Oh. You should know that Fish Foam doesn’t actually have any fish in the product (so far as I can tell). Also, I didn’t use any animals to test this product, and none were harmed in the writing of this article.

11 Responses
  1. Joe says:

    I usually just use Windex (or whatever ammonia based imitator I have at hand).

    I have two casement windows which trap LOTS of moths when I leave the windows open, because the screens are on the inside, so when I close the window at night they have nowhere to go.

    • Ethan says:

      Gotcha. On a random note, ever since you mentioned casement windows on that other post, I’ve been thinking about incorporating them if I ever get the chance.

  2. paintergal says:

    Yep, Windex all the way here too.
    Did you ever find out why it’s called Fish Foam?

  3. MissFixIt says:

    Yes thats what I’d like to know too does it smell fishy? how potent is it if it does. I use the green works glass cleaner works good. For outside windows not sure but indoors its okay.

    • Ethan says:

      I checked the ingredients, and it doesn’t have any fish listed. I also checked their site and I have no idea why it’s called Fish Foam. Either way- no fishy smell but you should still use it in a well ventilated space.

  4. Eek565 says:

    Windex has always been the best glass cleaner I’ve used. Mirrors, shower doors, and car windows all have that streak free shine.

  5. Ethan,

    Thank you for testing our product and the positive review on windows and mirrors. Shower doors present the biggest challenge for any glass cleaner and Fish Foam is no exception, when there is soap build up. We recommend cleaning shower doors on a more frequent basis to eliminate streaking.

    Market wise, Fish Foam is positioned as a premium and professional glass cleaner and it does have a higher price point than Windex. In the window cleaning industry, thousands of professional window cleaners use the product on a regular basis nationwide for residential work and touch up, but our production capabilities can’t match Windex and Walmart.

    The name Fish Foam comes from its parent company Fish Window Cleaning which has over 200 locations nationwide. The name Fish references the Christian symbol.

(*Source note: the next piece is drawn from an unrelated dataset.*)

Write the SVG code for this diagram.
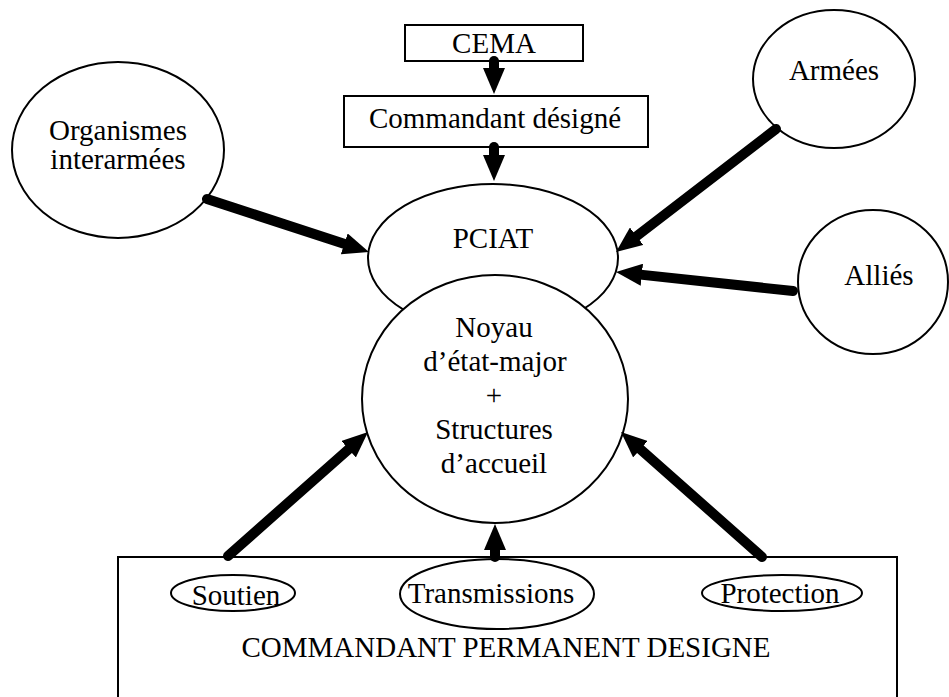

    I enjoy reading your site. Regards,

    Nathan Merrick
    Vice President of Franchise Development

  6. I have to admit that based on name alone (and before I read this review) that I would have passed by the product on store shelves. I (like many others) would have wondered if it was made from fish bits and would have a fishy odor.

  7. JustME says:

    LOL I’m happy you’re animal friendly Ethan. 😉
    Though I like the idea of the foam I think I too will stick with good old Windex and save some money for other goodies.

  8. Icarus says:

    would this work like shaving cream in keeping the mirror from steaming?